Your task is to copy the listing exactly. Drop any pictures from the copy.

○ ○ ○ ○ ○ ○ ○

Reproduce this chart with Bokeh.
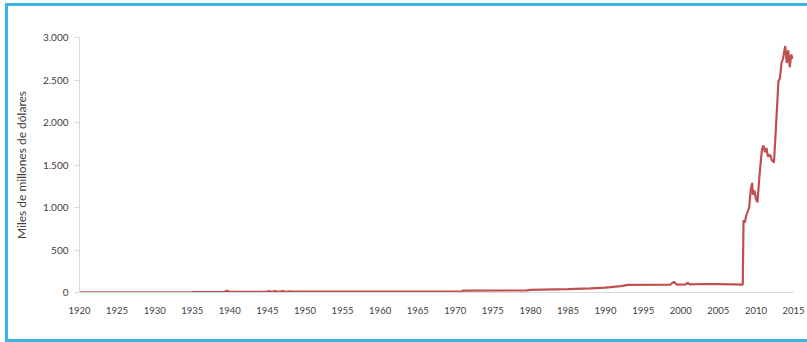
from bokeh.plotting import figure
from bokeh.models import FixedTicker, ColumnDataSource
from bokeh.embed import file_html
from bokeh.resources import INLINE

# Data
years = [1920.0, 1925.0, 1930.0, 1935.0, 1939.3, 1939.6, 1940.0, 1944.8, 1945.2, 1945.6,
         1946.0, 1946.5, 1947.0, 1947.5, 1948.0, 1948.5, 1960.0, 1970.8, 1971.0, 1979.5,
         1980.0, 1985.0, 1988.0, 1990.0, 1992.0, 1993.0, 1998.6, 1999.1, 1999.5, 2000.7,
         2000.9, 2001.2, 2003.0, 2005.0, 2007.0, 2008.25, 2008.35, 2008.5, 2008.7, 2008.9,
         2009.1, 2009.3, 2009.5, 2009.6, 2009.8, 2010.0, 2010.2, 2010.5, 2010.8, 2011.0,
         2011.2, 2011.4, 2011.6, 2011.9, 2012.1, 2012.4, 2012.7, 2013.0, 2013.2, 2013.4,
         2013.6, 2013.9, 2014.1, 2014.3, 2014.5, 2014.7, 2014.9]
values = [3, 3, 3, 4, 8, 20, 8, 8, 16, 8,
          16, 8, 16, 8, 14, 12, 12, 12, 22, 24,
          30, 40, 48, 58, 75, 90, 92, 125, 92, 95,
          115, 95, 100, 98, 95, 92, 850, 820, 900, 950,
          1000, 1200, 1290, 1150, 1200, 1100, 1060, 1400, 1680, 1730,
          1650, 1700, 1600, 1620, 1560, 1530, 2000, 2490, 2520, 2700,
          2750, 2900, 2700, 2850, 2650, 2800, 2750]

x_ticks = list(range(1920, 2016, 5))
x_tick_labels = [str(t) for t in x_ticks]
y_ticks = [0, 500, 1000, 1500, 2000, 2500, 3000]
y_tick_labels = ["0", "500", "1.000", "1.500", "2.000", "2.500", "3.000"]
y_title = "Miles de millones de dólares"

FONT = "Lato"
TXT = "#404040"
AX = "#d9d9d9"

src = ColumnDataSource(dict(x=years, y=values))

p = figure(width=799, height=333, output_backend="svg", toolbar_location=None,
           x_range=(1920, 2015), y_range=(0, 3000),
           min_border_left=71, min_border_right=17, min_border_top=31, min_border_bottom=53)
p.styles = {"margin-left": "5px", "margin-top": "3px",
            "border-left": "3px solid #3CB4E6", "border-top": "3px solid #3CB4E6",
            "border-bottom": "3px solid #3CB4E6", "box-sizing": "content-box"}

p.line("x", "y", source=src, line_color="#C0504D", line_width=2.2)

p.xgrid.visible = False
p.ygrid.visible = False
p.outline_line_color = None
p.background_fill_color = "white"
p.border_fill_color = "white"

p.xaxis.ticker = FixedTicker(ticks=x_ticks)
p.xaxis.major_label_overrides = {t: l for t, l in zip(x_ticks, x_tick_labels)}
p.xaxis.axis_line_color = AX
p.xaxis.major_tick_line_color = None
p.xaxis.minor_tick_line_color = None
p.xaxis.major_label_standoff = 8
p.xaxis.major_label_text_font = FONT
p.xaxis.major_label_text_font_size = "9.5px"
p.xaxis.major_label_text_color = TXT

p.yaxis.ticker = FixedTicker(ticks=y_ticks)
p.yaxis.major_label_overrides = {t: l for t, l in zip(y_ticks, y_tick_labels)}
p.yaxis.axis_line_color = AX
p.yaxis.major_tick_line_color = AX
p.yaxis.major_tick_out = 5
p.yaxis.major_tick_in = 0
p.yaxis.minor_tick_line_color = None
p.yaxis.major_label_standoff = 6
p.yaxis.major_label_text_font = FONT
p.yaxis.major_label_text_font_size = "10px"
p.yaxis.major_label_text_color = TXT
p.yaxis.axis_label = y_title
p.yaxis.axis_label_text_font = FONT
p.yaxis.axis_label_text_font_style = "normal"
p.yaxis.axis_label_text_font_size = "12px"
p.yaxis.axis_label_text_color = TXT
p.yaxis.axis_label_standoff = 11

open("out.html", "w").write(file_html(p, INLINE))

○ ○ ○ ○ ○ ○ ○

> Task solution:
Reproduce this chart with Bokeh.
from bokeh.plotting import figure
from bokeh.models import FixedTicker, ColumnDataSource
from bokeh.embed import file_html
from bokeh.resources import INLINE

# Data
years = [1920.0, 1925.0, 1930.0, 1935.0, 1939.3, 1939.6, 1940.0, 1944.8, 1945.2, 1945.6,
         1946.0, 1946.5, 1947.0, 1947.5, 1948.0, 1948.5, 1960.0, 1970.8, 1971.0, 1979.5,
         1980.0, 1985.0, 1988.0, 1990.0, 1992.0, 1993.0, 1998.6, 1999.1, 1999.5, 2000.7,
         2000.9, 2001.2, 2003.0, 2005.0, 2007.0, 2008.25, 2008.35, 2008.5, 2008.7, 2008.9,
         2009.1, 2009.3, 2009.5, 2009.6, 2009.8, 2010.0, 2010.2, 2010.5, 2010.8, 2011.0,
         2011.2, 2011.4, 2011.6, 2011.9, 2012.1, 2012.4, 2012.7, 2013.0, 2013.2, 2013.4,
         2013.6, 2013.9, 2014.1, 2014.3, 2014.5, 2014.7, 2014.9]
values = [3, 3, 3, 4, 8, 20, 8, 8, 16, 8,
          16, 8, 16, 8, 14, 12, 12, 12, 22, 24,
          30, 40, 48, 58, 75, 90, 92, 125, 92, 95,
          115, 95, 100, 98, 95, 92, 850, 820, 900, 950,
          1000, 1200, 1290, 1150, 1200, 1100, 1060, 1400, 1680, 1730,
          1650, 1700, 1600, 1620, 1560, 1530, 2000, 2490, 2520, 2700,
          2750, 2900, 2700, 2850, 2650, 2800, 2750]

x_ticks = list(range(1920, 2016, 5))
x_tick_labels = [str(t) for t in x_ticks]
y_ticks = [0, 500, 1000, 1500, 2000, 2500, 3000]
y_tick_labels = ["0", "500", "1.000", "1.500", "2.000", "2.500", "3.000"]
y_title = "Miles de millones de dólares"

FONT = "Lato"
TXT = "#404040"
AX = "#d9d9d9"

src = ColumnDataSource(dict(x=years, y=values))

p = figure(width=799, height=333, output_backend="svg", toolbar_location=None,
           x_range=(1920, 2015), y_range=(0, 3000),
           min_border_left=71, min_border_right=17, min_border_top=31, min_border_bottom=53)
p.styles = {"margin-left": "5px", "margin-top": "3px",
            "border-left": "3px solid #3CB4E6", "border-top": "3px solid #3CB4E6",
            "border-bottom": "3px solid #3CB4E6", "box-sizing": "content-box"}

p.line("x", "y", source=src, line_color="#C0504D", line_width=2.2)

p.xgrid.visible = False
p.ygrid.visible = False
p.outline_line_color = None
p.background_fill_color = "white"
p.border_fill_color = "white"

p.xaxis.ticker = FixedTicker(ticks=x_ticks)
p.xaxis.major_label_overrides = {t: l for t, l in zip(x_ticks, x_tick_labels)}
p.xaxis.axis_line_color = AX
p.xaxis.major_tick_line_color = None
p.xaxis.minor_tick_line_color = None
p.xaxis.major_label_standoff = 8
p.xaxis.major_label_text_font = FONT
p.xaxis.major_label_text_font_size = "9.5px"
p.xaxis.major_label_text_color = TXT

p.yaxis.ticker = FixedTicker(ticks=y_ticks)
p.yaxis.major_label_overrides = {t: l for t, l in zip(y_ticks, y_tick_labels)}
p.yaxis.axis_line_color = AX
p.yaxis.major_tick_line_color = AX
p.yaxis.major_tick_out = 5
p.yaxis.major_tick_in = 0
p.yaxis.minor_tick_line_color = None
p.yaxis.major_label_standoff = 6
p.yaxis.major_label_text_font = FONT
p.yaxis.major_label_text_font_size = "10px"
p.yaxis.major_label_text_color = TXT
p.yaxis.axis_label = y_title
p.yaxis.axis_label_text_font = FONT
p.yaxis.axis_label_text_font_style = "normal"
p.yaxis.axis_label_text_font_size = "12px"
p.yaxis.axis_label_text_color = TXT
p.yaxis.axis_label_standoff = 11

open("out.html", "w").write(file_html(p, INLINE))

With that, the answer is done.